Given the already very high government take, and aligned stakeholder interest in the industry's success, it's highly unlikely that capricious policy measures will lead to investment risk in Norway. These incentives are part of the reason the Norwegian North Sea has seen stable production for the past 20yrs, while the UK North Sea has seen production fall by around half over same period. And that despite very little geologic difference between the Norwegian and UK North Seas.
In France, stakeholder interests are not aligned. The industry is very small, relative to the size of the economy, and President Macron was "very proud" to announce the banning of oil exploration in 2017. In China the industry is strategically important, and despite an in-place price cap on gasoline and diesel, shares of Chinese oil companies have dividend yields in-line with US and European peers. In Brazil, simply the threat of a price cap on domestic refined products has left Petrobras (PBR) shares for dead, despite the ~40% dividend yield.
In Canada, companies pay a corporate income tax and royalties on a sliding scale, depending on oil prices. However, the total government take is relatively low. The likely reason for this is that Canadian oil sands projects are wildly expensive, and take nearly a decade to develop. If the government take in Canada compared to the government take in Norway, the country would never have developed many of its energy resources. That said, the industry is not moving forward with plans to build greenfield oil sands mines. If the capital spending window has passed, the government incentive to maintain a low take has also passed. Increasing the likelihood of accelerating political pressure from Ottawa.
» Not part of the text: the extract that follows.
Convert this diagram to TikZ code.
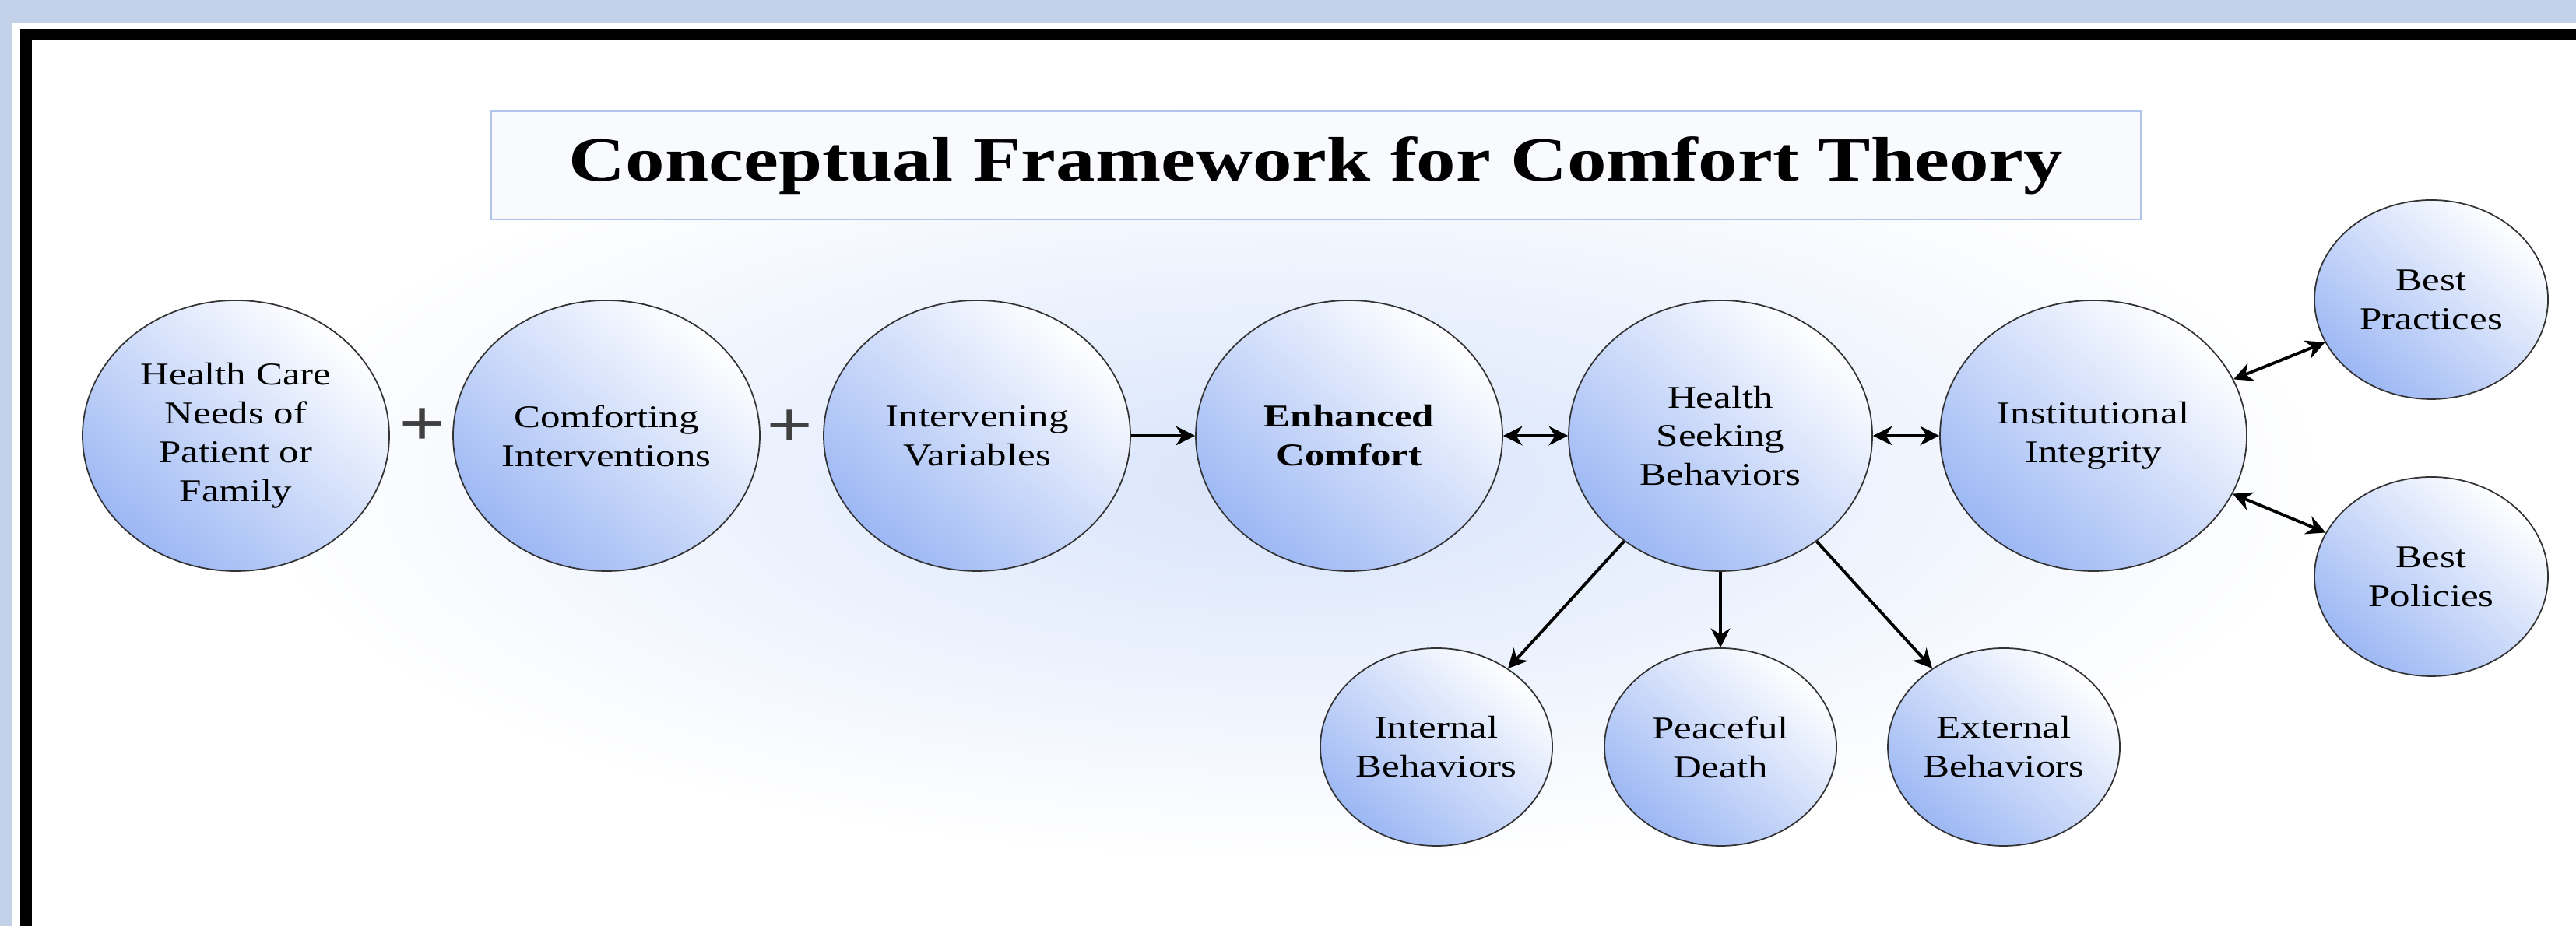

In the US, policy risks come from all angles, and the eventual outcomes are likely dependent on vote-counting in Washington. Senator Warren introduced a "big oil windfall profits tax" bill. The President himself promised to end new oil and gas leasing on public lands. And members of the administration have indicated an oil export ban remains on the table. Despite the various investment disincentives proposed, little action has been taken. While Democrats control the White House and Congress, Democrat Joe Manchin represents the swing vote in the Senate. Manchin has consistently pushed for increased energy supplies to resolve the current crisis, and shied away from supply-side restrictions and redistribution schemes thus far.
The oil (USO) and gas (UNG) sector (XLE) has always been fraught with policy risk. Following actions in the UK, it would appear policy risk is greatest in the US, Canada and Brazil. However, with companies like Pioneer (PXD), Canadian Natural (CNQ) and Petrobras (PBR) trading at 5-8x 2022 earnings, while the S&P 500 (SPY) trades at over 20x, investors are being at least partially compensated for the increased risk.